I’m glad to see this recognition. If you go back 10 years, no PM would answer any question on the intelligence agencies. The oversight reports were few and extremely bland. It is vastly different to what we have today with both the Inspector-General and the two directors going into considerable detail (within reason) of what they do.
That’s where we have come to, three years after Mr Key had to admit Kim Dotcom and one of his co-accused had been illegally spied on by the GCSB. He also had to apologise – a concession which must have been galling.
That single event appears to be the point at which the Prime Minister stopped taking at face value the assurances given by the intelligence agencies, and began a programme for reformation which is huge in its scale and largely behind closed doors.
I think that was a catalyst, aided by the Snowden revelations. He sent in the Cabinet Secretary to review their compliance, and having found it lacking, then made her one director, and two deputy solictor-generals the other director and the Inspector-General. They are not just all lawyers, but all lawyers whose background is very focused on legal compliance.
But there have also been reports which paint a picture of the state of New Zealand’s intelligence services, past and present. None are individually explicit in their descriptions of how bad it was but the collective run of reports gives an impression of the intelligence community as an isolated part of government, lost to the public they were serving, changing purpose and shape under a cloak of secrecy.
There is a pattern which flows through these reports, whether it be NZSIS boss Rebecca Kitteridge’s investigation into the GCSB, or the Performance Improvement Framework reviews or the most recent Gwyn report. Every reviewer is insistent staff at these important and powerful agencies all had good intent, but that they were left operating in frameworks not quite right, or in some cases flat out wrong.
It is almost tragic the intelligence services sought out such eager and patriotic staff only to subject them to a bureaucratic acid trip.
Part of the problem I think is that the culture was too mixed in with the military, and the senior leadership all tended to be ex-military. Top military officers often have some very fine skills, but they are not necessarily all the skills you need to have an agency working correctly.

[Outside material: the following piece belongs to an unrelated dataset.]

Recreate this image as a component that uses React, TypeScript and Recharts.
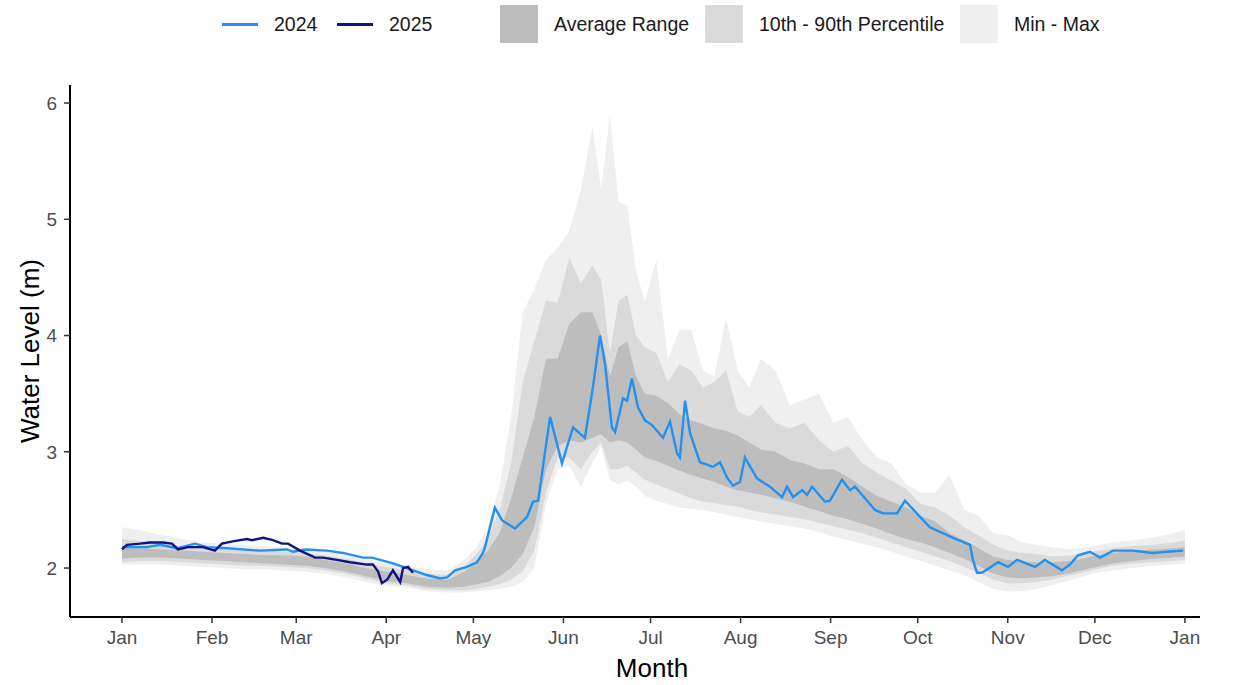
import React from 'react';
import { ComposedChart, Area, Line, XAxis, YAxis, Label } from 'recharts';

// day of year for the historical bands
const bandDays = [
  0, 7, 14, 21, 28, 35, 42, 49, 56, 63, 70, 77, 84, 91, 98, 105, 112, 118, 122, 126,
  130, 134, 138, 142, 146, 150, 154, 158, 162, 165, 168, 171, 174, 177, 180, 184, 188, 192, 196, 200,
  204, 208, 212, 216, 220, 225, 230, 235, 240, 245, 250, 255, 260, 265, 270, 275, 280, 285, 290, 295,
  300, 305, 310, 315, 320, 327, 334, 341, 348, 355, 362, 366,
];
const bandMin = [
  2.03, 2.03, 2.03, 2.02, 2.01, 2.0, 1.99, 1.99, 1.98, 1.97, 1.95, 1.92, 1.88, 1.85, 1.83, 1.8, 1.79, 1.79, 1.8, 1.81,
  1.82, 1.84, 1.88, 2.0, 2.55, 2.85, 2.88, 2.7, 2.9, 3.05, 2.75, 2.72, 2.75, 2.7, 2.62, 2.58, 2.55, 2.52, 2.51, 2.5,
  2.48, 2.46, 2.44, 2.42, 2.4, 2.38, 2.36, 2.34, 2.31, 2.27, 2.24, 2.21, 2.18, 2.14, 2.1, 2.06, 2.02, 1.98, 1.94, 1.88,
  1.82, 1.8, 1.8, 1.82, 1.85, 1.9, 1.95, 1.98, 2.0, 2.02, 2.03, 2.04,
];
const bandP10 = [
  2.05, 2.06, 2.06, 2.05, 2.04, 2.03, 2.02, 2.02, 2.01, 2.0, 1.98, 1.95, 1.91, 1.87, 1.85, 1.82, 1.81, 1.81, 1.82, 1.84,
  1.86, 1.9, 1.97, 2.15, 2.65, 2.95, 2.95, 2.85, 3.0, 3.08, 2.85, 2.85, 2.88, 2.82, 2.76, 2.72, 2.68, 2.64, 2.6, 2.57,
  2.56, 2.54, 2.53, 2.5, 2.48, 2.46, 2.44, 2.42, 2.39, 2.36, 2.33, 2.3, 2.26, 2.22, 2.18, 2.14, 2.1, 2.06, 2.01, 1.96,
  1.9, 1.87, 1.87, 1.88, 1.9, 1.94, 1.98, 2.02, 2.04, 2.05, 2.06, 2.07,
];
const bandAvgLo = [
  2.08, 2.09, 2.09, 2.08, 2.07, 2.06, 2.05, 2.04, 2.03, 2.02, 2.0, 1.97, 1.93, 1.89, 1.87, 1.84, 1.83, 1.84, 1.86, 1.88,
  1.93, 2.0, 2.12, 2.35, 2.85, 3.05, 3.1, 3.08, 3.12, 3.15, 3.08, 3.1, 3.08, 3.02, 2.95, 2.92, 2.88, 2.84, 2.8, 2.77,
  2.74, 2.7, 2.67, 2.65, 2.63, 2.6, 2.57, 2.53, 2.49, 2.45, 2.42, 2.38, 2.34, 2.29, 2.25, 2.22, 2.18, 2.13, 2.08, 2.02,
  1.95, 1.92, 1.91, 1.92, 1.93, 1.96, 2.0, 2.04, 2.06, 2.08, 2.09, 2.1,
];
const bandAvgHi = [
  2.17, 2.17, 2.16, 2.15, 2.14, 2.13, 2.12, 2.11, 2.11, 2.1, 2.07, 2.04, 2.0, 1.97, 1.94, 1.91, 1.9, 1.97, 2.05, 2.15,
  2.3, 2.6, 2.95, 3.3, 3.8, 3.8, 4.1, 4.2, 4.2, 4.0, 3.65, 3.9, 3.95, 3.65, 3.5, 3.48, 3.42, 3.32, 3.27, 3.24,
  3.2, 3.18, 3.14, 3.08, 3.02, 3.0, 2.93, 2.9, 2.85, 2.85, 2.78, 2.7, 2.62, 2.57, 2.52, 2.45, 2.4, 2.3, 2.24, 2.17,
  2.1, 2.07, 2.06, 2.05, 2.05, 2.06, 2.1, 2.13, 2.15, 2.16, 2.17, 2.18,
];
const bandP90 = [
  2.25, 2.23, 2.21, 2.19, 2.18, 2.17, 2.16, 2.15, 2.14, 2.13, 2.11, 2.08, 2.04, 2.01, 1.98, 1.95, 1.94, 2.02, 2.12, 2.25,
  2.5, 2.9, 3.6, 3.95, 4.3, 4.28, 4.67, 4.45, 4.6, 4.48, 3.85, 4.3, 4.35, 4.0, 3.9, 3.85, 3.6, 3.75, 3.7, 3.55,
  3.6, 3.7, 3.35, 3.3, 3.4, 3.25, 3.2, 3.25, 3.1, 3.0, 3.05, 2.9, 2.82, 2.75, 2.68, 2.55, 2.52, 2.45, 2.35, 2.28,
  2.2, 2.15, 2.13, 2.12, 2.1, 2.11, 2.14, 2.17, 2.19, 2.2, 2.22, 2.24,
];
const bandMax = [
  2.35, 2.32, 2.28, 2.25, 2.22, 2.21, 2.2, 2.19, 2.17, 2.16, 2.14, 2.11, 2.08, 2.04, 2.02, 1.99, 1.98, 2.07, 2.18, 2.35,
  2.7, 3.3, 4.2, 4.4, 4.65, 4.75, 4.9, 5.25, 5.8, 5.25, 5.9, 5.15, 5.12, 4.55, 4.3, 4.65, 3.8, 4.05, 4.05, 3.7,
  3.65, 4.15, 3.7, 3.55, 3.8, 3.7, 3.4, 3.45, 3.5, 3.25, 3.3, 3.1, 2.95, 2.9, 2.72, 2.65, 2.65, 2.8, 2.5, 2.45,
  2.3, 2.28, 2.22, 2.2, 2.18, 2.16, 2.19, 2.22, 2.24, 2.26, 2.3, 2.33,
];

const days2024 = [
  0, 8.6, 13.1, 18.9, 25.1, 29.3, 36.2, 47.5, 56.8, 58.9, 63, 70.6, 76.1, 83, 86.1, 93.3, 100.2, 105, 109.5, 111.9,
  114.7, 118.8, 122.2, 124.3, 125, 128.4, 130.9, 135.3, 139.5, 141.5, 143.3, 147.4, 151.5, 155.3, 159.4, 162.2, 164.6, 166.3, 168.7, 169.8,
  172.5, 173.9, 175.6, 177.7, 180.1, 182.5, 186.3, 188.7, 191.1, 192.1, 193.9, 195.6, 199, 201.4, 203.5, 205.9, 208.3, 210.4, 212.8, 214.5,
  218.7, 223.1, 227.3, 229, 231.1, 234.2, 235.9, 237.6, 242.1, 243.8, 247.9, 250.7, 252.4, 259.3, 262, 266.9, 269.6, 274.8, 278.2, 286.2,
  292, 293, 294.4, 296.1, 301.7, 305.1, 308.2, 314.4, 317.8, 323.7, 326.4, 329.2, 333.3, 336.8, 341.3, 348.1, 355, 359.8, 365.4,
];
const level2024 = [
  2.18, 2.18, 2.2, 2.17, 2.21, 2.18, 2.17, 2.15, 2.16, 2.14, 2.16, 2.15, 2.13, 2.09, 2.09, 2.04, 1.98, 1.94, 1.91, 1.92,
  1.98, 2.01, 2.05, 2.13, 2.18, 2.52, 2.41, 2.34, 2.44, 2.57, 2.58, 3.3, 2.9, 3.21, 3.12, 3.56, 4.0, 3.76, 3.21, 3.17,
  3.46, 3.44, 3.63, 3.38, 3.27, 3.23, 3.12, 3.26, 2.99, 2.95, 3.44, 3.16, 2.91, 2.89, 2.87, 2.91, 2.78, 2.71, 2.74, 2.95,
  2.77, 2.7, 2.61, 2.7, 2.61, 2.67, 2.63, 2.7, 2.57, 2.58, 2.76, 2.67, 2.7, 2.5, 2.47, 2.47, 2.58, 2.44, 2.35, 2.26,
  2.2, 2.07, 1.96, 1.96, 2.05, 2.01, 2.07, 2.01, 2.07, 1.98, 2.03, 2.11, 2.14, 2.09, 2.15, 2.15, 2.13, 2.14, 2.15,
];

const days2025 = [
  0, 1.7, 6.2, 9.6, 14.1, 17.2, 19.3, 22.7, 27.9, 32, 34.4, 38.2, 43, 44.8, 48.6, 52, 55.1, 57.2, 61.3, 66.5,
  69.2, 74, 78.5, 84.4, 86.4, 88.2, 89.5, 91.3, 93.3, 95.8, 96.8, 98.5, 100.2,
];
const level2025 = [
  2.16, 2.2, 2.21, 2.22, 2.22, 2.21, 2.16, 2.18, 2.18, 2.15, 2.21, 2.23, 2.25, 2.24, 2.26, 2.24, 2.21, 2.21, 2.15, 2.09,
  2.09, 2.07, 2.05, 2.03, 2.03, 1.97, 1.87, 1.9, 1.98, 1.88, 2.0, 2.01, 1.96,
];

const monthTicks = [0, 31, 60, 91, 121, 152, 182, 213, 244, 274, 305, 335, 366];
const monthLabels = ['Jan', 'Feb', 'Mar', 'Apr', 'May', 'Jun', 'Jul', 'Aug', 'Sep', 'Oct', 'Nov', 'Dec', 'Jan'];
const levelTicks = [2, 3, 4, 5, 6];

const bandData = bandDays.map((day, i) => ({
  day,
  minMax: [bandMin[i], bandMax[i]],
  pct: [bandP10[i], bandP90[i]],
  avg: [bandAvgLo[i], bandAvgHi[i]],
}));
const data2024 = days2024.map((day, i) => ({ day, level: level2024[i] }));
const data2025 = days2025.map((day, i) => ({ day, level: level2025[i] }));

const FONT = '"Liberation Sans", Arial, Helvetica, sans-serif';
const C2024 = '#2391f0';
const C2025 = '#121285';
const AVG = '#bdbdbd';
const PCT = '#dadada';
const MINMAX = '#efefef';

const LegendItem = ({ left, swatch, label }: { left: number; swatch: React.ReactNode; label: string }) => (
  <div style={{ position: 'absolute', left, top: 5, height: 38, display: 'flex', alignItems: 'center' }}>
    {swatch}
    <span style={{ fontSize: 19.5, color: '#1a1a1a', marginLeft: 16 }}>{label}</span>
  </div>
);

const lineKey = (color: string) => <div style={{ width: 36, height: 3, background: color }} />;
const boxKey = (color: string) => <div style={{ width: 38, height: 38, background: color }} />;

const App = () => {
  return (
    <div style={{ position: 'absolute', left: 0, top: 0, width: 1238, height: 685, background: '#fff', fontFamily: FONT }}>
      <LegendItem left={222} swatch={lineKey(C2024)} label="2024" />
      <LegendItem left={337} swatch={lineKey(C2025)} label="2025" />
      <LegendItem left={500} swatch={boxKey(AVG)} label="Average Range" />
      <LegendItem left={705} swatch={boxKey(PCT)} label="10th - 90th Percentile" />
      <LegendItem left={960} swatch={boxKey(MINMAX)} label="Min - Max" />

      <ComposedChart width={1238} height={685} margin={{ top: 85, right: 38, bottom: 4, left: 0 }}>
        <XAxis
          dataKey="day"
          type="number"
          domain={[-17.9, 371.2]}
          allowDataOverflow
          ticks={monthTicks}
          tickFormatter={(v: number) => monthLabels[monthTicks.indexOf(v)]}
          height={64}
          stroke="#000"
          strokeWidth={2}
          tickSize={6}
          tickMargin={8}
          tick={{ fill: '#4d4d4d', fontSize: 19, fontFamily: FONT }}
          tickLine={{ stroke: '#333', strokeWidth: 1.5 }}
        >
          <Label value="Month" position="insideBottom" offset={4} dx={17} style={{ fill: '#000', fontSize: 26, fontFamily: FONT }} />
        </XAxis>
        <YAxis
          type="number"
          domain={[1.579, 6.155]}
          allowDataOverflow
          ticks={levelTicks}
          width={70}
          stroke="#000"
          strokeWidth={2}
          tickSize={6}
          tickMargin={7}
          tick={{ fill: '#4d4d4d', fontSize: 19, fontFamily: FONT }}
          tickLine={{ stroke: '#333', strokeWidth: 1.5 }}
        >
          <Label value="Water Level (m)" angle={-90} position="insideLeft" offset={30} style={{ textAnchor: 'middle', fill: '#000', fontSize: 26, fontFamily: FONT }} />
        </YAxis>
        <Area data={bandData} dataKey="minMax" type="linear" stroke="none" fill={MINMAX} fillOpacity={1} isAnimationActive={false} />
        <Area data={bandData} dataKey="pct" type="linear" stroke="none" fill={PCT} fillOpacity={1} isAnimationActive={false} />
        <Area data={bandData} dataKey="avg" type="linear" stroke="none" fill={AVG} fillOpacity={1} isAnimationActive={false} />
        <Line data={data2024} dataKey="level" type="linear" stroke={C2024} strokeWidth={2.4} dot={false} isAnimationActive={false} />
        <Line data={data2025} dataKey="level" type="linear" stroke={C2025} strokeWidth={2.4} dot={false} isAnimationActive={false} />
      </ComposedChart>
    </div>
  );
};

export default App;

John Key’s response to a community which cultured problems and surprised him with embarrassment was to throw back the curtains, hire his own directors and to put serious lawyers in charge. There are those within horrified at their new reality, which includes the need to “inform the public of what we do and why it is so important”, as one recently disclosed report stated.
Accountability and transparency make the intelligence community one in which all New Zealanders have a stake, by simple virtue of it being more accessible.
John Key has made some mistakes in this area, such as personally requesting Ian Fletcher to apply. But I do think there hasn’t been enough focus on the massive changes he has introduced, and also how he personally has been far far more willing to talk on details of intelligence operations than any predecessor. There are some dangers with this, as you can’t go into detail on everything, and where you draw the line has consequences. But our level of transparency and independent review is far greater than in the past.